Definition of Severance Pay

Severance pay is a payment from an employer to an employee when the employee leaves a job. Severance pay may be given to an employee as a benefit from the company or in the form of leave hours (monies accrued by an employee for not taking time off or foregoing vacation time).

Effect of Severance Pay on Unemployment Benefits

Severance pay is not considered by the Division of Labor as wages, therefore it cannot lower the weekly benefit amount an unemployed person is entitled to. It can, however, have an effect on when an unemployed worker can begin receiving benefits. Severance pay can reduce unemployment benefits payable in the weeks in which severance pay is distributed. If there is no scheduled payment plan, then reduction in unemployment benefits occurs only in the weeks severance pay is received.

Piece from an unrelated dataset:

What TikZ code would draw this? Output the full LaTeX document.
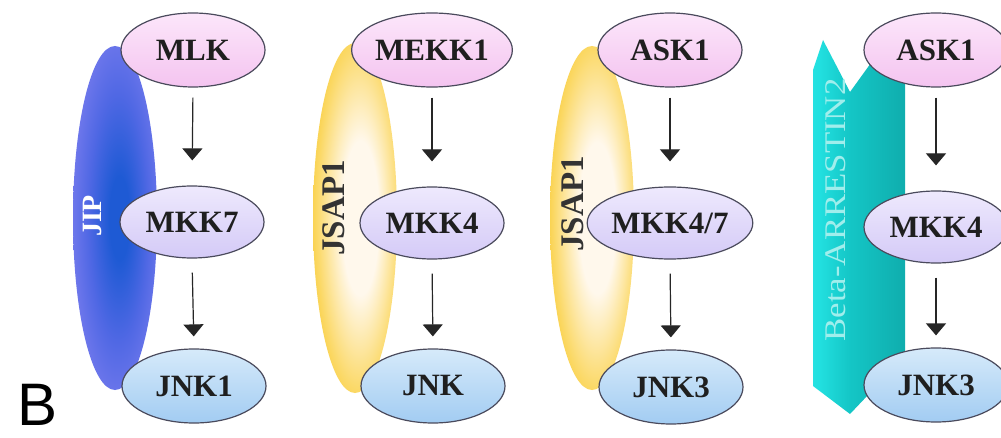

Unemployment Benefit Reductions

If your severance pay for a particular week equals or exceeds 1 1/2 times your weekly benefit amount, you are entitled to no unemployment for that week. If your severance pay is less than 1 1/2 times your weekly benefit amount but greater than the weekly benefit amount, the amount of the severance pay is subtracted from 1 1/2 times your weekly benefit amount. If your severance pay is equal to your benefit amount, half the payment is deducted from your benefit amount.

Lump Sum Severance Pay

If you are paid a lump sum severance payment, you can make your application for unemployment benefits but you will not be able to receive any benefits until the severance pay you received is gone.